Quale fu il rapporto con Zavattini?
Abbiamo fatto due libri insieme: uno di questi era dedicato proprio al suo paese, Luzzara, in Emilia. Ci siamo frequentati a lungo e io amavo il suo lavoro: più che il suo cinema, amavo Zavattini scrittore. L’ambiente culturale che frequentavo con lui, così come con altri autori con cui ho lavorato, è stato determinante per me: anche se a scuola ero un pessimo studente, ho poi imparato molto da questi personaggi.

Invece, per Adriano Olivetti, che lavori svolse?
Ho fotografato tutte le fabbriche, sia le architetture sia le lavorazioni di fabbrica. Si trattava di veri reportage.

Qual è stato il rapporto con la fotografia d’architettura? È un settore a sé, di cui lei si è occupato molto.

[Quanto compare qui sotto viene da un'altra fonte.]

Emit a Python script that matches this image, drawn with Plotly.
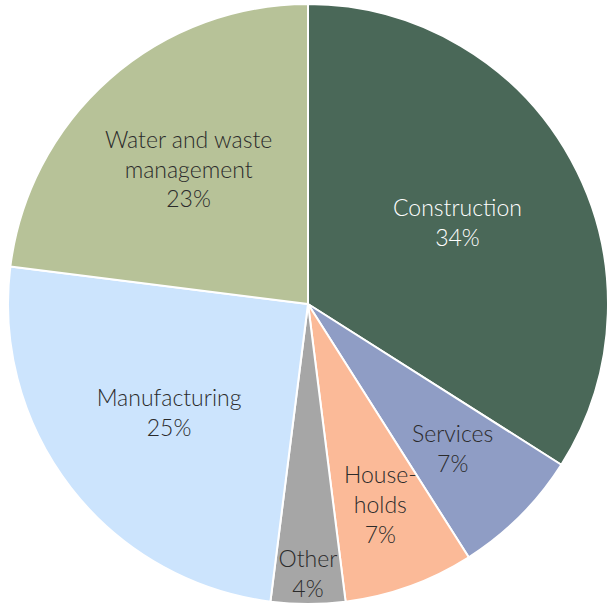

Sì. Bisogna dire che ero molto amico di Gabriele Basilico e lui mi ha insegnato a fotografare l’architettura, anche se io non so se è davvero il mio ambito. L’ho fotografata molto, per molti architetti noti e per il Touring Club. Ma io sono un fotografo di reportage: a me interessano l’uomo e le sue attività, oltre all’ambito del sociale, perché la mia formazione politica è comunista. In realtà sono tuttora comunista, probabilmente uno degli ultimi rimasti. Questo mi ha portato a interessarmi al reportage in quanto mezzo per indagare sull’uomo. Tutto il mio lavoro, in fondo, è stato a sfondo sociale. Quando si dice «sociale», si pensa sempre che si debbano affrontare solo le condizioni di chi muore di fame, ma invece tutto è «sociale». Per questo credo che il lavoro più importante fu quello con Franco Basaglia per denunciare la situazione dei pazienti all’interno dei manicomi. Quel reportage e il libro che realizzammo con Giulio Einaudi sarebbe poi servito a fare approvare la Legge Basaglia che permise la riforma degli ospedali psichiatrici.